Company delays drilling at Smith Bay, leaving a big Alaska energy prospect unconfirmed

Smith Bay is Caelus Energy’s development just southeast of Barrow. (Caelus Energy)
Awaiting payment of at least $75 million in state tax credits and facing a long-term downturn in oil prices, an independent oil company says it won’t be drilling an appraisal well at its potentially giant discovery at Smith Bay this winter as originally planned.

An official with the producer, Caelus Energy Alaska, said Thursday that the decision to delay drilling at the remote site is also based on uncertainty over the oil-tax system, which state lawmakers are considering changing.

Nonetheless, Casey Sullivan, a Caelus spokesman, said the company is encouraged by the position taken by Gov. Bill Walker that could expedite payment of hundreds of millions of dollars in the tax credits that Alaska owes to oil companies. Sullivan said Caelus awaits payment of between $75 million and $100 million for past work done at Smith Bay and other operations in Alaska. The state considers that past work to be investments for tax purposes, and can be claimed as credits.

“We are encouraged by steps the governor has taken to compromise and pay some of those commitments,” Sullivan said.

The governor has indicated he could support a measure from the Alaska Senate — boosting money available for the state’s tax-credit payments by roughly $300 million — as part of an overall compromise package to bring the House and Senate together to help ease the state’s fiscal crisis.

Walker said Thursday afternoon that he had received a call earlier in the day from Caelus Energy founder Jim Musselman who, he said, was pleased with the efforts.

“He was understanding of our fiscal situation,” Walker said of Musselman. “It was a very positive conversation.”

Delayed tax credits payment

In November, Musselman had publicly blasted Walker after the governor delayed payment of $430 million in tax credits owed to oil companies. Walker took the step to help save the state money as it faces multibillion-dollar deficits.

Musselman told Forbes magazine that Walker had “stuck his shiv” in oil and gas operators.

Sullivan said the payment of much of the tax credits owed by the state will help Caelus, and Alaska’s oil industry and overall economy.

In April, another oil company in Alaska said it will halt a planned exploration project, citing uncertainty over the state’s oil-tax policy as problematic for attracting investment. Cook Inlet Energy, a subsidiary of Glacier Oil and Gas, postponed drilling for a year at an exploration well at its Sabre prospect in Cook Inlet.

Caelus’ project at Smith Bay, about 50 miles southeast of Barrow, is far from infrastructure such as pipelines or roads.
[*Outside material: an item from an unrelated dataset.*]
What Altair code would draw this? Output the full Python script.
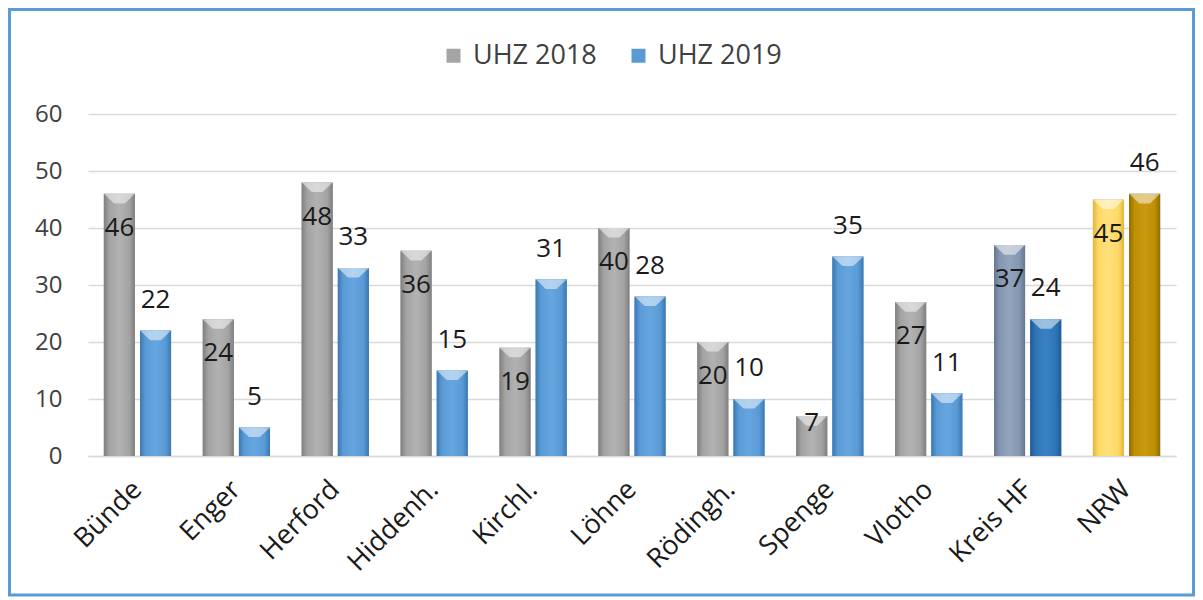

Drilling must take place in winter, requiring construction of ice roads for hauling equipment. Seas in the shallow offshore area must freeze to support a drill rig.

Smaller field to be updated

The decision by Caelus not to drill an appraisal well this winter leaves unconfirmed the scale and validity of its discovery. The Dallas wildcatter in October heralded the prospect as “world-class.”

Caelus had said Smith Bay could produce 200,000 barrels of oil daily. Such an amount would provide a critical counterweight to expected production decline on the North Slope. But development would take many years, if it occurs at all.

In announcing its prize, Caelus said it did not have the chance to conduct a flow test in early 2016, “due to seasonal time constraints” as winter was ending. The analysis is a step in verifying a well’s capabilities.

While Smith Bay activity is on hold, Sullivan said Caelus plans to upgrade wells at the small Oooguruk field on the North Slope, to enhance oil production. About 15,000 barrels of oil daily are produced there.

The company will return to Smith Bay once economic conditions allow.

“As soon as it is prudent, we will get out there,” Sullivan said.